From what I understand from fans, though, is that the adult portion of the novel is far inferior to the child portion. It’s apparently far less scary and when it has to get into explaining It’s origins, it gets reeeeeeeeally weird and complicated. We don’t get as silly as It’s rival being a giant turtle who created the universe by vomiting it up, but it still gets pretty contrived with what It actually is and how they need to defeat them. I know It came first, but when the group had to gain a bunch of personal artifacts from their past in order to defeat It, I was getting heavy Harry Potter and horcrux flashbacks. Like King is known for, he comes up with intriguing ideas and strong characters, but he doesn’t really know to resolve or explain it all. They even poke fun at it with Bill being an author who can’t write good endings, and a cameo from Stephen King even teasing him about it. When the Losers’ defeat It as children, it was satisfying, but their quest here didn’t do much for me, especially with the anticlimactic resolution. 

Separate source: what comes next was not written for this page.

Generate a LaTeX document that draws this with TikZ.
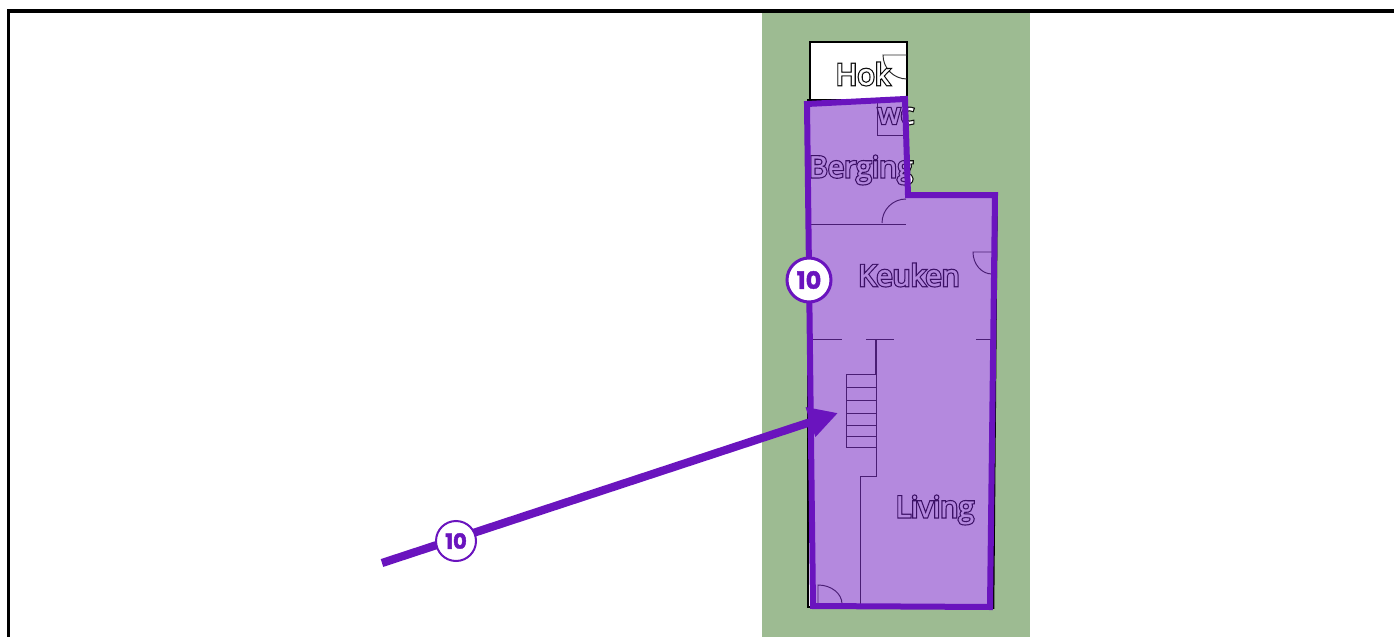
\documentclass[tikz,border=0pt]{standalone}
\usepackage{fontspec}
\usetikzlibrary{arrows.meta}
\setmainfont{Open Sans}
\newfontfamily\badgefont{Poppins}[UprightFont=* Bold]
\newcommand{\outlined}[1]{\rlap{\special{pdf:code 2 Tr 1.35 w 0.05 0.05 0.05 RG}#1}\special{pdf:code 2 Tr 0.15 w 1 1 1 RG}#1}
\newcommand{\heavy}[1]{\special{pdf:code 2 Tr 0.2 w}#1}
\definecolor{lawn}{HTML}{9DBB92}
\definecolor{route}{HTML}{6A14BE}
\definecolor{wall}{HTML}{2A2A2A}
\tikzstyle{frameline} = [black,line width=1.75pt]
\tikzstyle{shell} = [fill=white,draw=black,line width=0.8pt]
\tikzstyle{plan} = [wall,line width=0.48pt]
\tikzstyle{room} = [text=white,inner sep=0pt,font=\fontsize{14.6}{14.6}\selectfont]
\tikzstyle{zone} = [fill=route,fill opacity=0.5,draw=none]
\tikzstyle{zoneline} = [draw=route,line width=3pt,miter limit=10]
\tikzstyle{arrow} = [route,line width=4.1pt,-{Triangle[length=14.5pt,width=14.7pt]}]
\tikzstyle{badge} = [circle,fill=white,draw=route,text=route,inner sep=0pt,font=\badgefont]

\begin{document}
\begin{tikzpicture}[x=0.5pt,y=-0.5pt]
  \useasboundingbox (0,0) rectangle (1394,637);
  \fill[white] (0,0) rectangle (1394,637);
  \fill[lawn] (762,12) rectangle (1030,637);
  \draw[shell] (808,100) -- (906,100) -- (906,195) -- (997,195) -- (993.5,608) -- (808,607) -- cycle;
  \draw[shell] (810,42) rectangle (907,100);
  % doors
  \draw[plan] (907,55) -- (883,55) arc[start angle=180,end angle=90,radius=24];
  \draw[plan] (906,199) arc[start angle=270,end angle=180,radius=24];
  \draw[plan] (993,252) -- (973,252) arc[start angle=180,end angle=90,x radius=19,y radius=22];
  \draw[plan] (818,604) -- (818,585) arc[start angle=270,end angle=360,x radius=24,y radius=19];
  % walls
  \draw[plan] (877,100) -- (877,135) -- (905,135);
  \draw[plan] (808,224) -- (906,224);
  \draw[plan] (812,339) -- (842,339);
  \draw[plan] (866,339) -- (894,339);
  \draw[plan] (976,339) -- (992,339);
  \draw[plan,line width=0.7pt] (876,339) -- (876,374);
  \draw[plan] (876,374) -- (876,476) -- (860,476) -- (860,605);
  % stairs
  \draw[plan] (876,374) -- (846,374) -- (846,447) -- (876,447);
  \foreach \stepy in {387,400,413,425,436}
    \draw[plan] (846,\stepy) -- (876,\stepy);
  \node[room] (hok) at (863,74) {\outlined{Hok}};
  \node[room] (wc) at (896,116) {\outlined{wc}};
  \node[room] (berging) at (861,170) {\outlined{Berging}};
  \node[room] (keuken) at (909,275) {\outlined{Keuken}};
  \node[room] (living) at (935,510) {\outlined{Living}};
  \path[zone] (807,104) -- (905,99) -- (908,195) -- (995,195) -- (990,607) -- (813,606) -- cycle;
  \draw[zoneline] (807,104) -- (905,99) -- (908,195) -- (995,195) -- (990,607) -- (813,606) -- cycle;
  \coordinate (from) at (382,563);
  \coordinate (to) at (838,413);
  \draw[arrow] (from) -- (to);
  \node[badge,line width=1pt,minimum size=20pt,font=\badgefont\fontsize{10.5}{10.5}\selectfont] (badgeroute) at (456,541) {\heavy{10}};
  \node[badge,line width=1.5pt,minimum size=22pt,font=\badgefont\fontsize{12}{12}\selectfont] (badgezone) at (809,280) {\heavy{10}};
  \draw[frameline] (8.5,637) -- (8.5,11) -- (1394,11);
\end{tikzpicture}
\end{document}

There’s something that just feels a bit superfluous with It Chapter 2. While the first film only adapted the childhood portion, it felt like a complete story about misfits coming together and facing their fears through that. The adult storyline basically tells that same story again, with the Losers’ coming together and facing their fears as adults. It all felt very repetitive, especially when it feels very similar structurally. It’s a lot of rinse and repeat of the Losers’ talking about what to do next and It spooking them. Muschietti keeps the film stylish with excellent cinematography and cool scene transitions to stitch together the past and present. Too bad he forgot to bring back the atmosphere, suspense, and energy, because there was none of that to be found here. I was totally invested in the characters and performances, but as a horror film, it fell completely flat. At least the camp factor kept me laughing.  The performances are the glue that hold it together and kept me mildly invested, with every actor bringing their A-game. Bill Hader (Way to go, Barry!) shows his wide range with his pitch perfect comedy and dramatic chops and I loved seeing the ever confident James McAvoy become more and more terrified as the events go on. Each actor does a realistic job at channeling their inner fear, especially with Beverly (Jessica Chastain) and her past trauma.

Even if It Chapter 2 feels like a consistent second part to the first film, the unfortunate fact that it’s just not scary and is way too long and complicated really holds it back. What keeps it afloat (no pun intended) is the perfect cast and the compelling characters. Even when the film was sometimes losing me, I still cared about their journey and seeing them finally defeat It. Boring at times, or not, there’s definitely something to be be said about me still tearing up a bit at the end during its Return of the King-esque ending. It isn’t perfect and definitely not as strong as its predecessor, but I respect that a major studio like Warner Bros. would release such a slow-paced, 3-hour character drama with intermittent horror elements. If one thing is for sure, these film adaptations and Skarsgård’s interpretation of the character have become the official adaptation that everyone will remember from now on.